POST /api/search/document-chunks- Resolves an accessible document and returns ordered chunks.
- Supports optional windowing by pages or chunks.
POST /api/search/document-summary- Resolves a document, retrieves its ordered chunks, windows the content, summarizes each window, and reduces the intermediate summaries into a final result.
- Supports optional focus instructions and target-length overrides.
Semantic Kernel Plugin Functions
The core plugin is loaded for model-only and agent-backed kernel sessions and exposes three functions:
search_documentsretrieve_document_chunkssummarize_document
The plugin resolves the current signed-in user at invocation time and calls the shared service directly rather than going through HTTP.
Summary Workflow
The summarization workflow is hierarchical:
- Resolve an accessible document in personal, group, or public scope.
- Retrieve ordered chunks for the document.
- Build chunk windows by pages when page numbers are available, otherwise by chunk count.
- Summarize each window to a configurable intermediate target.

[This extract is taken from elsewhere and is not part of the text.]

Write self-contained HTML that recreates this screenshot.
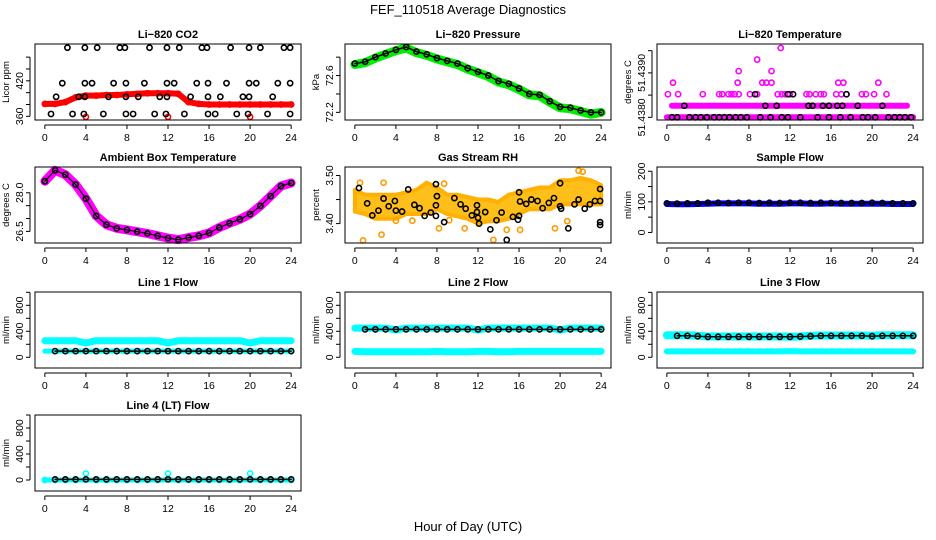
<!DOCTYPE html>
<html><head><meta charset="utf-8">
<style>
html,body{margin:0;padding:0;background:#fff;}
svg{display:block;font-family:"Liberation Sans",sans-serif;}
</style></head>
<body>
<svg id="chart" width="936" height="540" viewBox="0 0 936 540">
<text x="468" y="14" text-anchor="middle" font-size="13">FEF_110518  Average Diagnostics</text>
<text x="468" y="531" text-anchor="middle" font-size="13">Hour of Day (UTC)</text>
</svg>
<script>
// ---------- data ----------
const hours = [0,1,2,3,4,5,6,7,8,9,10,11,12,13,14,15,16,17,18,19,20,21,22,23,24];
const xTicks = [0,4,8,12,16,20,24];
// CO2
const co2Red = [381,381,384,392,395,395,396,396,397,398,399,399,399,398,384,381,380,380,380,380,380,380,380,380,380];
const co2OutHours = [4,12,20];
const co2OutVals = [359,359,359];
const co2BlkHours = [2.2,3.9,5.1,7.3,7.8,10.2,11.9,13.1,15.3,15.8,18.1,19.9,21.0,23.3,23.9,
 1.7,3.9,4.6,6.7,7.9,9.7,11.9,12.6,14.8,15.9,17.7,19.9,20.6,22.7,23.9,
 1.1,3.3,3.9,6.2,7.9,9.1,11.2,11.9,14.2,15.9,17.1,19.3,19.9,22.2,
 0.6,2.7,3.8,5.7,7.9,8.6,10.7,11.8,13.6,15.9,16.6,18.7,19.8,21.7,23.9];
const co2BlkVals = [476,476,476,476,476,476,476,476,476,476,476,476,476,476,476,
 416,416,416,416,416,416,416,416,416,416,416,416,416,416,416,
 393,393,393,393,393,393,393,393,393,393,393,393,393,393,
 364,364,364,364,364,364,364,364,364,364,364,364,364,364,364];
// Pressure
const presGreen = [72.72,72.74,72.79,72.83,72.87,72.90,72.85,72.82,72.78,72.75,72.72,72.67,72.63,72.59,72.53,72.50,72.45,72.39,72.38,72.31,72.25,72.24,72.21,72.18,72.20];
const presBlack = [72.73,72.75,72.80,72.84,72.88,72.91,72.86,72.83,72.79,72.76,72.73,72.68,72.64,72.60,72.54,72.51,72.46,72.40,72.39,72.32,72.26,72.25,72.22,72.20,72.20];
// Li-820 temperature (discrete levels)
const tempBase = 51.4380;
const tempStep = 0.00026;
const tempBandStart = [0,0.5];
const tempBandEnd = [24,23.4];
const tempBandLevel = [0,1];
const tempMagHours = [0.1,1.1,3.5,5.1,5.4,6.0,6.3,6.6,7.0,8.1,8.8,10.8,11.2,11.5,12.0,13.6,13.9,14.5,15.0,15.3,16.5,17.0,17.5,19.0,19.4,20.2,21.4,
 0.6,6.9,9.3,9.7,10.2,16.7,17.2,20.6, 7.0,10.2, 8.8, 11.1];
const tempMagLevels = [2,2,2,2,2,2,2,2,2,2,2,2,2,2,2,2,2,2,2,2,2,2,2,2,2,2,2,
 3,3,3,3,3,3,3,3, 4,4, 5, 6];
const tempBlkHours = [0.5,1.0,2.2,2.8,3.3,3.9,4.6,5.1,5.6,6.1,6.7,7.2,7.8,9.1,10.1,11.2,11.8,13.0,14.7,15.8,16.9,17.9,19.1,19.6,20.3,21.6,22.2,22.7,23.2,23.8,
 1.7,9.6,10.7,13.8,14.2,15.2,15.8,16.6,17.1,18.6,21.0, 8.6,11.8,12.3,17.5];
const tempBlkLevels = [0,0,0,0,0,0,0,0,0,0,0,0,0,0,0,0,0,0,0,0,0,0,0,0,0,0,0,0,0,0,
 1,1,1,1,1,1,1,1,1,1,1, 2,2,2,2];
// Ambient box temperature
const ambMag = [28.45,28.87,28.70,28.32,27.77,27.10,26.76,26.62,26.56,26.49,26.42,26.33,26.24,26.18,26.26,26.33,26.44,26.65,26.82,26.97,27.17,27.49,27.87,28.26,28.38];
// Gas stream RH
const rhLow = [3.425,3.42,3.41,3.41,3.41,3.42,3.42,3.42,3.43,3.42,3.415,3.41,3.40,3.405,3.405,3.41,3.42,3.43,3.43,3.43,3.44,3.44,3.44,3.44,3.44];
const rhHigh = [3.47,3.46,3.46,3.46,3.46,3.465,3.47,3.485,3.475,3.46,3.46,3.455,3.45,3.45,3.445,3.46,3.465,3.47,3.475,3.475,3.49,3.49,3.495,3.49,3.48];
const rhOutHours = [0.5,0.8,2.6,2.8,4.0,5.6,8.2,8.7,9.2,10.7,13.5,14.8,16.1,19.5,20.7,21.8,22.2];
const rhOutVals = [3.485,3.365,3.377,3.485,3.406,3.406,3.39,3.483,3.407,3.39,3.366,3.387,3.387,3.39,3.405,3.51,3.508];
const rhBlkHours = [0.4,1.2,1.7,2.3,2.8,3.3,3.9,4.0,4.6,5.2,5.8,6.3,6.8,7.4,7.9,7.9,8.0,7.9,8.7,9.7,10.3,10.8,11.4,11.9,11.9,12.0,12.1,12.7,13.2,13.8,14.3,14.8,15.4,15.9,16.0,16.0,16.1,16.7,17.2,17.8,18.3,18.9,19.4,20.0,20.0,20.1,20.8,21.4,21.8,22.4,22.9,23.4,23.9,23.9,23.9,23.9];
const rhBlkVals = [3.474,3.442,3.417,3.427,3.452,3.436,3.447,3.427,3.425,3.471,3.439,3.432,3.416,3.423,3.438,3.482,3.457,3.416,3.403,3.453,3.44,3.431,3.417,3.438,3.424,3.412,3.40,3.424,3.388,3.407,3.423,3.366,3.414,3.408,3.416,3.465,3.446,3.441,3.45,3.447,3.432,3.443,3.453,3.484,3.436,3.431,3.39,3.44,3.45,3.431,3.44,3.447,3.447,3.472,3.403,3.397];
// Sample flow
const sampBlue = [93,92,92,93,94,95,95,95,95,94,94,94,95,95,94,94,95,94,94,94,94,94,93,93,93];
const sampBlack = [95,94,95,95,97,97,96,97,97,96,97,96,97,97,96,97,96,96,96,96,97,96,95,95,95];
// Line flows
const l1Top = [255,255,255,255,220,255,255,255,255,255,255,255,220,255,255,255,255,255,255,255,220,255,255,255,255];
const l1Low = [95,95,95,95,95,95,95,95,95,95,95,95,95,95,95,95,95,95,95,95,95,95,95,95,95];
const l1Black = [95,95,95,95,95,95,95,95,95,95,95,95,95,95,95,95,95,95,95,95,95,95,95,95,95];
const l2Top = [450,450,450,450,420,450,450,450,450,450,450,450,420,450,450,450,450,450,450,450,420,450,450,450,450];
const l2Low = [90,85,85,85,85,85,85,85,90,85,85,85,90,90,85,85,90,90,90,90,90,90,90,90,90];
const l2Black = [430,430,430,430,430,430,430,430,430,430,430,430,430,430,430,430,430,430,430,430,430,430,430,430,430];
const l3Top = [340,340,340,330,320,320,320,320,320,320,320,320,315,320,330,335,335,335,335,335,330,340,340,340,340];
const l3Low = [90,90,90,90,90,90,90,90,90,90,90,90,95,90,90,90,90,90,90,90,90,90,90,90,90];
const l3Black = [330,330,330,325,315,315,315,315,315,315,315,315,315,320,325,330,330,330,330,330,325,330,330,330,330];
const l4Cyan = [0,0,0,0,100,0,0,0,0,0,0,0,100,0,0,0,0,0,0,0,100,0,0,0,0];
const l4Black = [10,10,10,10,10,10,10,10,10,10,10,10,10,10,10,10,10,10,10,10,10,10,10,10,10];

// ---------- drawing ----------
const NS = 'http://www.w3.org/2000/svg';
const svg = document.getElementById('chart');
const colLeft = [35,345,657];
const rowTop = [44,167,292,415];
const BW = 266, BH = 76;

function mk(tag, parent, attrs){
  const e = document.createElementNS(NS, tag);
  for (const k in attrs) e.setAttribute(k, attrs[k]);
  parent.appendChild(e);
  return e;
}

function panel(col,row,name,title,ytitle,ymin,ymax,yticks,ylabels){
  const L = colLeft[col], T = rowTop[row];
  const g = mk('g', svg, {});
  
  
  const xs = h => L + (h + 0.96) / 25.92 * BW;
  const ys = v => T + BH - (v - ymin) / (ymax - ymin) * BH;
  const plot = mk('g', g, {});
  
  
  const box = mk('rect', g, {x:L, y:T, width:BW, height:BH, fill:'none', stroke:'#000', 'stroke-width':1});
  
  
  const t = mk('text', g, {x:L+BW/2, y:T-6, 'text-anchor':'middle', 'font-size':11, 'font-weight':'bold'});
  t.textContent = title;
  
  
  const xa = mk('g', g, {stroke:'#000','stroke-width':1});
  
  
  mk('line', xa, {x1:xs(0), x2:xs(24), y1:T+BH+5, y2:T+BH+5});
  xTicks.forEach(h => {
    mk('line', xa, {x1:xs(h), x2:xs(h), y1:T+BH+5, y2:T+BH+9});
    const tl = mk('text', g, {x:xs(h), y:T+BH+21, 'text-anchor':'middle', 'font-size':10.5});
    tl.textContent = String(h);
    
    
  });
  const ya = mk('g', g, {stroke:'#000','stroke-width':1});
  
  
  mk('line', ya, {x1:L-5, x2:L-5, y1:ys(yticks[0]), y2:ys(yticks[yticks.length-1])});
  yticks.forEach(v => mk('line', ya, {x1:L-9, x2:L-5, y1:ys(v), y2:ys(v)}));
  ylabels.forEach(lb => {
    const yy = ys(parseFloat(lb));
    const tl = mk('text', g, {x:L-12, y:yy, 'text-anchor':'middle', 'font-size':10.5, transform:'rotate(-90 '+(L-12)+' '+yy+')'});
    tl.textContent = lb;
    
    
  });
  const yt = mk('text', g, {x:L-26, y:T+BH/2, 'text-anchor':'middle', 'font-size':9.5, transform:'rotate(-90 '+(L-26)+' '+(T+BH/2)+')'});
  yt.textContent = ytitle;
  
  
  return {g:plot, xs, ys};
}

function band(p, hs, vs, color, w, nm){
  const pts = hs.map((h,i)=>p.xs(h).toFixed(1)+','+p.ys(vs[i]).toFixed(1)).join(' ');
  const pl = mk('polyline', p.g, {points:pts, fill:'none', stroke:color, 'stroke-width':w, 'stroke-linejoin':'round', 'stroke-linecap':'round'});
  
  
}
function pts(p, hs, vs, color, nm, r){
  hs.forEach((h,i)=>{
    const c = mk('circle', p.g, {cx:p.xs(h), cy:p.ys(vs[i]), r:r||2.6, fill:'none', stroke:color, 'stroke-width':1.6});
    
    
  });
}

// CO2
let p = panel(0,0,'co2','Li\u2212820 CO2','Licor ppm',353.8,482.2,[360,380,400,420,440,460],['360','420']);
band(p, hours, co2Red, '#ff0000', 6, 'co2-red-series');
pts(p, hours, co2Red, '#ff0000', 'co2-red-point');
pts(p, co2OutHours, co2OutVals, '#ff0000', 'co2-red-outlier');
pts(p, co2BlkHours, co2BlkVals, '#000', 'co2-black-point');

// Pressure
p = panel(1,0,'pressure','Li\u2212820 Pressure','kPa',72.117,72.943,[72.2,72.4,72.6,72.8],['72.2','72.6']);
band(p, hours, presGreen, '#00ee00', 9, 'pressure-green-series');
pts(p, hours, presGreen, '#00ee00', 'pressure-green-point');
band(p, hours, presBlack, '#000', 1.5, 'pressure-black-line');
pts(p, hours, presBlack, '#000', 'pressure-black-point');

// Li-820 Temperature
p = panel(2,0,'li820-temp','Li\u2212820 Temperature','degrees C',51.43794,51.43965,[51.4380,51.4385,51.4390,51.4395],['51.4380','51.4390']);
tempBandLevel.forEach((lv,i)=>{
  band(p, [tempBandStart[i], tempBandEnd[i]], [tempBase+lv*tempStep, tempBase+lv*tempStep], '#ff00ff', 6, 'li820-temp-magenta-band');
});
pts(p, tempMagHours, tempMagLevels.map(l=>tempBase+l*tempStep), '#ff00ff', 'li820-temp-magenta-point');
pts(p, tempBlkHours, tempBlkLevels.map(l=>tempBase+l*tempStep), '#000', 'li820-temp-black-point');

// Ambient
p = panel(0,1,'ambient-temp','Ambient Box Temperature','degrees C',26.05,29.0,[26.5,27.0,27.5,28.0],['26.5','28.0']);
band(p, hours, ambMag, '#ff00ff', 9, 'ambient-magenta-series');
band(p, hours, ambMag, '#000', 1.2, 'ambient-black-line');
pts(p, hours, ambMag, '#000', 'ambient-black-point');

// RH
p = panel(1,1,'gas-rh','Gas Stream RH','percent',3.3596,3.5177,[3.40,3.45,3.50],['3.40','3.50']);
{
  const up = hours.map((h,i)=>p.xs(h).toFixed(1)+','+p.ys(rhHigh[i]).toFixed(1));
  const dn = hours.map((h,i)=>p.xs(h).toFixed(1)+','+p.ys(rhLow[i]).toFixed(1)).reverse();
  const poly = mk('polygon', p.g, {points:up.concat(dn).join(' '), fill:'#ffbf1a', stroke:'#ffb000', 'stroke-width':4, 'stroke-linejoin':'round'});
  
  
}
pts(p, rhOutHours, rhOutVals, '#ff9900', 'gas-rh-orange-outlier');
pts(p, rhBlkHours, rhBlkVals, '#000', 'gas-rh-black-point');

// Sample flow
p = panel(2,1,'sample-flow','Sample Flow','ml/min',-34.5,213.9,[0,50,100,150,200],['0','100','200']);
band(p, hours, sampBlue, '#0000ff', 6, 'sample-flow-blue-series');
band(p, hours, sampBlack, '#000', 1.5, 'sample-flow-black-line');
pts(p, hours, sampBlack, '#000', 'sample-flow-black-point');

const fT = [0,200,400,600,800,1000];
const fL = ['0','400','800'];
// Line 1
p = panel(0,2,'line1-flow','Line 1 Flow','ml/min',-165,1005,fT,fL);
band(p, hours, l1Top, '#00ffff', 7, 'line1-cyan-upper');
band(p, hours, l1Low, '#00ffff', 5, 'line1-cyan-lower');
band(p, hours.slice(1), l1Black.slice(1), '#000', 1.5, 'line1-black-line');
pts(p, hours.slice(1), l1Black.slice(1), '#000', 'line1-black-point');
// Line 2
p = panel(1,2,'line2-flow','Line 2 Flow','ml/min',-165,1005,fT,fL);
band(p, hours, l2Top, '#00ffff', 7, 'line2-cyan-upper');
band(p, hours, l2Low, '#00ffff', 7, 'line2-cyan-lower');
band(p, hours.slice(1), l2Black.slice(1), '#000', 1.5, 'line2-black-line');
pts(p, hours.slice(1), l2Black.slice(1), '#000', 'line2-black-point');
// Line 3
p = panel(2,2,'line3-flow','Line 3 Flow','ml/min',-165,1005,fT,fL);
band(p, hours, l3Top, '#00ffff', 8, 'line3-cyan-upper');
band(p, hours, l3Low, '#00ffff', 6, 'line3-cyan-lower');
band(p, hours.slice(1), l3Black.slice(1), '#000', 1.5, 'line3-black-line');
pts(p, hours.slice(1), l3Black.slice(1), '#000', 'line3-black-point');
// Line 4
p = panel(0,3,'line4-flow','Line 4 (LT) Flow','ml/min',-169,1000,fT,fL);
band(p, hours, hours.map(()=>0), '#00ffff', 5, 'line4-cyan-series');
pts(p, hours, l4Cyan, '#00ffff', 'line4-cyan-point');
band(p, hours.slice(1), l4Black.slice(1), '#000', 1.5, 'line4-black-line');
pts(p, hours.slice(1), l4Black.slice(1), '#000', 'line4-black-point');
</script>
</body></html>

- Reduce intermediate summaries in batches until a single final summary remains or the configured reduction limit is reached.
Default behavior keeps the first-pass window summaries and final summary at two pages unless the caller overrides those values.
File Structure
application/single_app/functions_search.pyapplication/single_app/functions_documents.pyapplication/single_app/functions_search_service.pyapplication/single_app/route_backend_search.pyapplication/single_app/semantic_kernel_plugins/document_search_plugin.pyapplication/single_app/semantic_kernel_loader.pyfunctional_tests/test_document_search_api_and_plugin.py
Usage Instructions
Backend API Usage
Use the backend endpoints when server-side code or future UI features need direct access to search, chunk retrieval, or summarization without invoking an agent.
Typical request patterns:
- Search a workspace with default distilled behavior and an explicit
top_n. - Retrieve all ordered chunks for a document before downstream processing.
- Summarize a document with focus instructions such as risks, deadlines, implementation details, or policy requirements.
Agent Usage
Agents can use the core plugin to:
- Search for relevant chunks across accessible documents.
- Pull the full ordered chunk stream for one document when distilled search is not enough.
- Generate a hierarchical summary with caller-specified focus and length guidance.
This is intended to improve document-grounded summarization today and to support future document-to-document or version-to-version comparison workflows without changing the core retrieval contract.
Testing and Validation
Test Coverage
Functional coverage validates:
- Shared search helper exposure and document-id propagation
- Shared search service entry points for search, retrieval, and summarization
- Backend route registration and authentication decorators
- Core plugin kernel-function contract
- Loader and Flask app registration
Related test:
functional_tests/test_document_search_api_and_plugin.py
Known Limitations
- Summaries are generated on demand and are not persisted or cached in this implementation.
- Very large documents can require multiple summarization stages and multiple model calls.
- Comparison workflows are not included yet, but the retrieval and scope-resolution shapes are designed to support them.